Building on the income classification patterns from the previous map, this hot spots visualization reveals something more precise: it's not just income level that matters, but the intensity of compounding challenges. While the income map showed where low-income tracts cluster, this map pinpoints which of those areas face the most severe multi-dimensional disadvantage.

The highest 25% most disadvantaged tracts (dark red) concentrate in overlapping zones with the low/moderate income clusters identified earlier—particularly in the central urban core. But the compound disadvantage score adds nuance: not all low-income areas face equal challenges. Some moderate-income tracts (orange/yellow on the previous map) show up as orange or even red here, indicating they struggle across employment, education, and infrastructure despite not being classified as "low income" by FFIEC standards.

Conversely, the green zones (lowest disadvantage) align almost perfectly with the blue upper-income corridors in the north, confirming that affluent areas don't just have higher incomes—they excel across all measured dimensions simultaneously.

The quartile approach reveals transition zones that weren't obvious in simple income classification. Some areas in the yellow/orange range face moderate compound disadvantage—they're not crisis zones, but they're vulnerable and could tip either direction depending on policy intervention or disinvestment.

Policy Implication: While income classification helps target resources, this compound disadvantage score identifies which low-income areas need the most urgent, comprehensive intervention. The dark red hot spots should be first-priority zones for bundled strategies addressing employment, education, broadband, and housing stability simultaneously.

6.9 "Success Stories" - Low/Moderate Income Tracts Beating the Odds¶

• Description: This visualization identifies “success story” census tracts within Allegheny County—low- and moderate-income neighborhoods that achieve stronger employment or education outcomes than would typically be expected for their income tier. By shifting attention from deficits to positive outliers, the visualization highlights communities that demonstrate resilience or upward mobility despite structural disadvantage.

• Objective: The goal is to understand which disadvantaged tracts outperform the county’s baseline and why. Highlighting these tracts provides a foundation for exploring the local conditions, assets, or interventions that may contribute to stronger-than-expected outcomes. This perspective helps inform place-based strategies by showing where economic opportunity appears to be taking hold, and what lessons might be transferable to other communities facing similar constraints.
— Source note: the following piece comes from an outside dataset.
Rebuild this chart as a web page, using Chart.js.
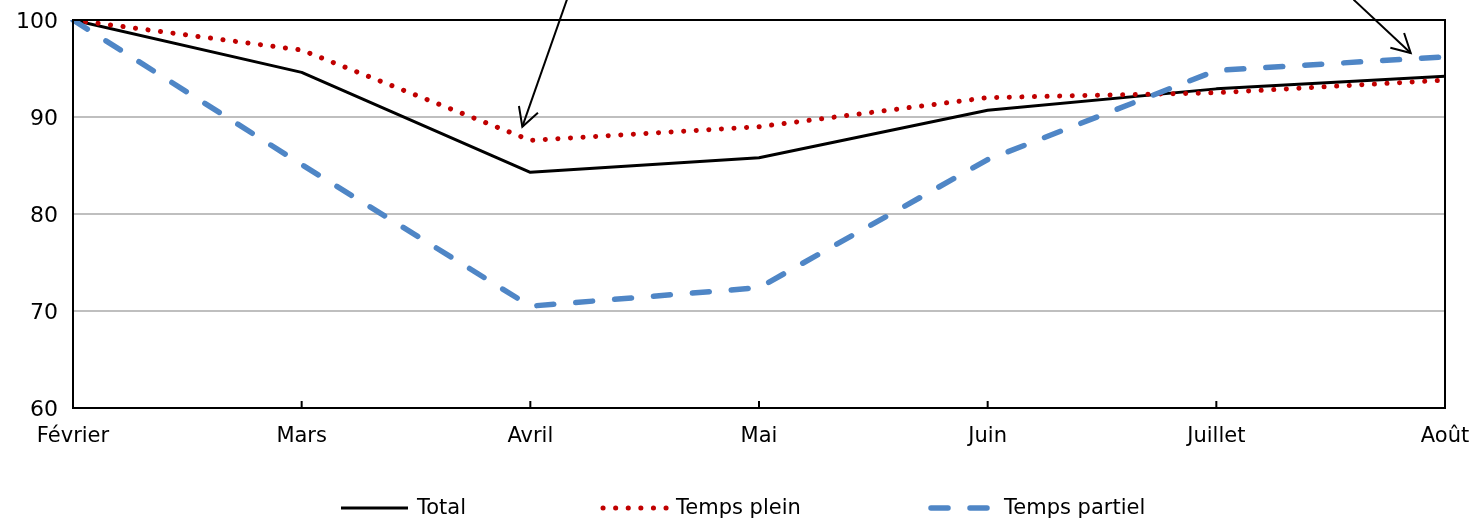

• Methodology: The analysis compares employment and educational outcomes in low/moderate-income tracts directly to the average outcomes of middle/upper-income tracts in Allegheny County.

- Tracts with employment rates at or above the middle/upper-income average are flagged as strong employment performers.

- Tracts with bachelor’s-degree attainment above the same benchmark are identified as strong education performers.

Combining these criteria yields a four-category performance typology:

- Excelling, Strong Employment, Strong Education, and Struggling.

This simple comparative framework allows disadvantaged tracts to be evaluated against a realistic performance target rooted in local economic conditions, making it easier to identify neighborhoods that are truly exceeding expectations.

In [18]:
# 6.9 "Success story" tracts: low/moderate-income areas with strong outcomes

import plotly.express as px
import plotly.graph_objects as go

# Start from low/moderate-income tracts only
allegheny_success = allegheny[allegheny["Distress_Category"] == "Low/Moderate Income"].copy()

# Benchmark employment for low/moderate tracts
low_mod_median_employment = allegheny_success["Employment Rate"].median()
low_mod_75th_employment = allegheny_success["Employment Rate"].quantile(0.75)

# Middle/upper-income benchmark
mid_upper_avg_employment = allegheny[
    allegheny["Distress_Category"] == "Middle/Upper Income"
]["Employment Rate"].mean()

print("Employment benchmarks (Allegheny County):")
print("Low/Moderate income tracts:")
print(f"- Median employment rate:     {low_mod_median_employment:.1f}%")
print(f"- 75th percentile:           {low_mod_75th_employment:.1f}%")
print("\nMiddle/Upper income tracts:")
print(f"- Average employment rate:   {mid_upper_avg_employment:.1f}%")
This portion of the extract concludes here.